Provided data
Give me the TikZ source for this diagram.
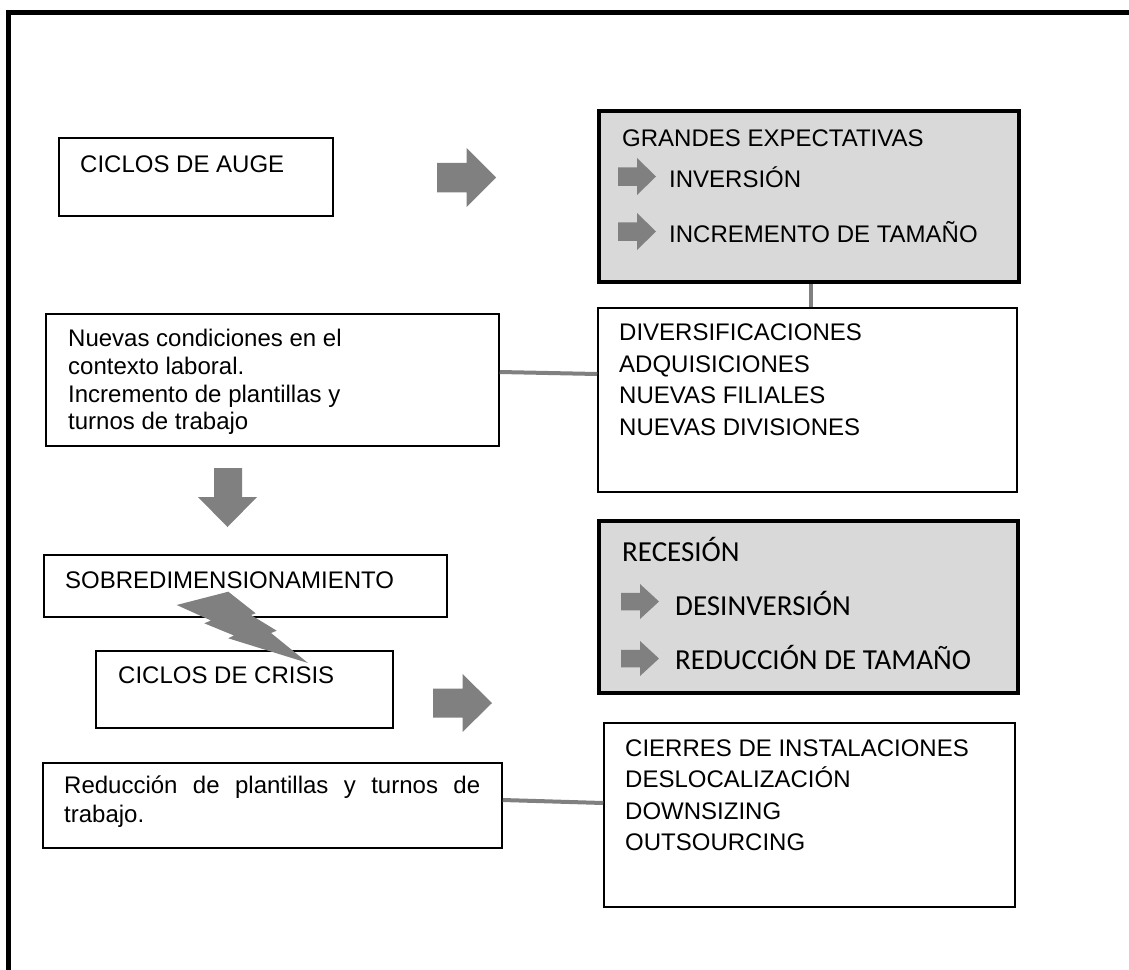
\documentclass[tikz,border=0pt]{standalone}
\usepackage{fontspec}
\setmainfont{Liberation Sans}
\newfontfamily\calibfont{Carlito}
\definecolor{arrowgrey}{HTML}{808080}
\definecolor{boxgrey}{HTML}{D9D9D9}
\tikzset{
  plainbox/.style={draw=black, line width=1.5pt, fill=white, inner sep=0pt},
  greybox/.style={draw=black, line width=3.5pt, fill=boxgrey, inner sep=0pt},
  txt/.style={anchor=base west, inner sep=0pt, font=\fontsize{24}{28}\selectfont},
  ctxt/.style={anchor=base west, inner sep=0pt, font=\calibfont\fontsize{29}{34}\selectfont},
  link/.style={draw=arrowgrey, line width=4pt},
  pics/rarrow/.style={code={
    \fill[arrowgrey] (0,-0.25) -- (0.5,-0.25) -- (0.5,-0.5) -- (1,0) -- (0.5,0.5) -- (0.5,0.25) -- (0,0.25) -- cycle;}},
}
\begin{document}
\begin{tikzpicture}[x=1pt,y=-1pt]
\useasboundingbox (0,0) rectangle (1129,969);
\clip (0,0) rectangle (1129,969);
\fill[white] (0,0) rectangle (1129,969);
% outer frame
\draw[line width=5pt] (1140,12.5) -- (8,12.5) -- (8,990);

% boxes
\node[plainbox, minimum width=274pt, minimum height=78pt] (auge) at (196,177) {};
\node[greybox, minimum width=420pt, minimum height=171pt] (grandes) at (809,196.5) {};
\node[plainbox, minimum width=419pt, minimum height=184pt] (div) at (807.5,400) {};
\node[plainbox, minimum width=453pt, minimum height=132pt] (nuevas) at (272.5,380) {};
\node[plainbox, minimum width=403pt, minimum height=62pt] (sobre) at (245.5,586) {};
\node[plainbox, minimum width=297pt, minimum height=77pt] (crisis) at (244.5,689.5) {};
\node[greybox, minimum width=419pt, minimum height=172pt] (recesion) at (808.5,607) {};
\node[plainbox, minimum width=411pt, minimum height=184pt] (cierres) at (809.5,815) {};
\node[plainbox, minimum width=459pt, minimum height=85pt] (reduccion) at (272.5,805.5) {};

% connectors
\draw[link] ([yshift=8pt]nuevas.east) -- ([yshift=26pt]div.west);
\draw[link] ([xshift=2pt]grandes.south) -- ([xshift=2pt]grandes.south |- div.north);
\draw[link] ([yshift=5.5pt]reduccion.east) -- ([yshift=12pt]cierres.west);

% block arrows
\pic[xscale=59, yscale=59] at (437,177.5) {rarrow};
\pic[xscale=59, yscale=58] at (433,703) {rarrow};
\pic[xscale=38, yscale=37] at (618,176.5) {rarrow};
\pic[xscale=38, yscale=37] at (618,231.5) {rarrow};
\pic[xscale=38, yscale=35] at (621,601.5) {rarrow};
\pic[xscale=38, yscale=35] at (621,658.5) {rarrow};
\fill[arrowgrey] (214,468) -- (242,468) -- (242,497) -- (257,497) -- (227.5,527) -- (198,497) -- (214,497) -- cycle;

% lightning bolt
\fill[arrowgrey] (176.7,605) -- (228.3,591.7) -- (255.7,613.3) -- (251,615) -- (276.7,630.7) -- (271,633)
  -- (308,663) -- (228.3,638.3) -- (234,635.5) -- (204.3,623.3) -- (211,620.5) -- cycle;

% texts
\node[txt] (t-auge) at (80,172) {CICLOS DE AUGE};
\node[txt] (t-grandes) at (622,146) {GRANDES EXPECTATIVAS};
\node[txt] (t-inv) at (669,187) {INVERSIÓN};
\node[txt] (t-inc) at (669,242) {INCREMENTO DE TAMAÑO};
\node[txt] (t-div1) at (619,340) {DIVERSIFICACIONES};
\node[txt] (t-div2) at (619,372) {ADQUISICIONES};
\node[txt] (t-div3) at (619,403) {NUEVAS FILIALES};
\node[txt] (t-div4) at (619,435) {NUEVAS DIVISIONES};
\node[txt] (t-nue1) at (68,346) {Nuevas condiciones en el};
\node[txt] (t-nue2) at (68,374) {contexto laboral.};
\node[txt] (t-nue3) at (68,402) {Incremento de plantillas y};
\node[txt] (t-nue4) at (68,429) {turnos de trabajo};
\node[txt] (t-sobre) at (65,588) {SOBREDIMENSIONAMIENTO};
\node[txt] (t-crisis) at (118,683) {CICLOS DE CRISIS};
\node[ctxt] (t-rec) at (622,561) {RECESIÓN};
\node[ctxt] (t-desinv) at (675,615) {DESINVERSIÓN};
\node[ctxt] (t-reduc) at (675,669) {REDUCCIÓN DE TAMAÑO};
\node[txt] (t-red1) at (64,793) {\makebox[416pt][s]{Reducción de plantillas y turnos de}};
\node[txt] (t-red2) at (64,822) {trabajo.};
\node[txt] (t-cie1) at (625,756) {CIERRES DE INSTALACIONES};
\node[txt] (t-cie2) at (625,787) {DESLOCALIZACIÓN};
\node[txt] (t-cie3) at (625,819) {DOWNSIZING};
\node[txt] (t-cie4) at (625,850) {OUTSOURCING};
\end{tikzpicture}
\end{document}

What is asked
Reproduce every line of the material precisely, omitting its pictures.

Exercise response
Give me the TikZ source for this diagram.
\documentclass[tikz,border=0pt]{standalone}
\usepackage{fontspec}
\setmainfont{Liberation Sans}
\newfontfamily\calibfont{Carlito}
\definecolor{arrowgrey}{HTML}{808080}
\definecolor{boxgrey}{HTML}{D9D9D9}
\tikzset{
  plainbox/.style={draw=black, line width=1.5pt, fill=white, inner sep=0pt},
  greybox/.style={draw=black, line width=3.5pt, fill=boxgrey, inner sep=0pt},
  txt/.style={anchor=base west, inner sep=0pt, font=\fontsize{24}{28}\selectfont},
  ctxt/.style={anchor=base west, inner sep=0pt, font=\calibfont\fontsize{29}{34}\selectfont},
  link/.style={draw=arrowgrey, line width=4pt},
  pics/rarrow/.style={code={
    \fill[arrowgrey] (0,-0.25) -- (0.5,-0.25) -- (0.5,-0.5) -- (1,0) -- (0.5,0.5) -- (0.5,0.25) -- (0,0.25) -- cycle;}},
}
\begin{document}
\begin{tikzpicture}[x=1pt,y=-1pt]
\useasboundingbox (0,0) rectangle (1129,969);
\clip (0,0) rectangle (1129,969);
\fill[white] (0,0) rectangle (1129,969);
% outer frame
\draw[line width=5pt] (1140,12.5) -- (8,12.5) -- (8,990);

% boxes
\node[plainbox, minimum width=274pt, minimum height=78pt] (auge) at (196,177) {};
\node[greybox, minimum width=420pt, minimum height=171pt] (grandes) at (809,196.5) {};
\node[plainbox, minimum width=419pt, minimum height=184pt] (div) at (807.5,400) {};
\node[plainbox, minimum width=453pt, minimum height=132pt] (nuevas) at (272.5,380) {};
\node[plainbox, minimum width=403pt, minimum height=62pt] (sobre) at (245.5,586) {};
\node[plainbox, minimum width=297pt, minimum height=77pt] (crisis) at (244.5,689.5) {};
\node[greybox, minimum width=419pt, minimum height=172pt] (recesion) at (808.5,607) {};
\node[plainbox, minimum width=411pt, minimum height=184pt] (cierres) at (809.5,815) {};
\node[plainbox, minimum width=459pt, minimum height=85pt] (reduccion) at (272.5,805.5) {};

% connectors
\draw[link] ([yshift=8pt]nuevas.east) -- ([yshift=26pt]div.west);
\draw[link] ([xshift=2pt]grandes.south) -- ([xshift=2pt]grandes.south |- div.north);
\draw[link] ([yshift=5.5pt]reduccion.east) -- ([yshift=12pt]cierres.west);

% block arrows
\pic[xscale=59, yscale=59] at (437,177.5) {rarrow};
\pic[xscale=59, yscale=58] at (433,703) {rarrow};
\pic[xscale=38, yscale=37] at (618,176.5) {rarrow};
\pic[xscale=38, yscale=37] at (618,231.5) {rarrow};
\pic[xscale=38, yscale=35] at (621,601.5) {rarrow};
\pic[xscale=38, yscale=35] at (621,658.5) {rarrow};
\fill[arrowgrey] (214,468) -- (242,468) -- (242,497) -- (257,497) -- (227.5,527) -- (198,497) -- (214,497) -- cycle;

% lightning bolt
\fill[arrowgrey] (176.7,605) -- (228.3,591.7) -- (255.7,613.3) -- (251,615) -- (276.7,630.7) -- (271,633)
  -- (308,663) -- (228.3,638.3) -- (234,635.5) -- (204.3,623.3) -- (211,620.5) -- cycle;

% texts
\node[txt] (t-auge) at (80,172) {CICLOS DE AUGE};
\node[txt] (t-grandes) at (622,146) {GRANDES EXPECTATIVAS};
\node[txt] (t-inv) at (669,187) {INVERSIÓN};
\node[txt] (t-inc) at (669,242) {INCREMENTO DE TAMAÑO};
\node[txt] (t-div1) at (619,340) {DIVERSIFICACIONES};
\node[txt] (t-div2) at (619,372) {ADQUISICIONES};
\node[txt] (t-div3) at (619,403) {NUEVAS FILIALES};
\node[txt] (t-div4) at (619,435) {NUEVAS DIVISIONES};
\node[txt] (t-nue1) at (68,346) {Nuevas condiciones en el};
\node[txt] (t-nue2) at (68,374) {contexto laboral.};
\node[txt] (t-nue3) at (68,402) {Incremento de plantillas y};
\node[txt] (t-nue4) at (68,429) {turnos de trabajo};
\node[txt] (t-sobre) at (65,588) {SOBREDIMENSIONAMIENTO};
\node[txt] (t-crisis) at (118,683) {CICLOS DE CRISIS};
\node[ctxt] (t-rec) at (622,561) {RECESIÓN};
\node[ctxt] (t-desinv) at (675,615) {DESINVERSIÓN};
\node[ctxt] (t-reduc) at (675,669) {REDUCCIÓN DE TAMAÑO};
\node[txt] (t-red1) at (64,793) {\makebox[416pt][s]{Reducción de plantillas y turnos de}};
\node[txt] (t-red2) at (64,822) {trabajo.};
\node[txt] (t-cie1) at (625,756) {CIERRES DE INSTALACIONES};
\node[txt] (t-cie2) at (625,787) {DESLOCALIZACIÓN};
\node[txt] (t-cie3) at (625,819) {DOWNSIZING};
\node[txt] (t-cie4) at (625,850) {OUTSOURCING};
\end{tikzpicture}
\end{document}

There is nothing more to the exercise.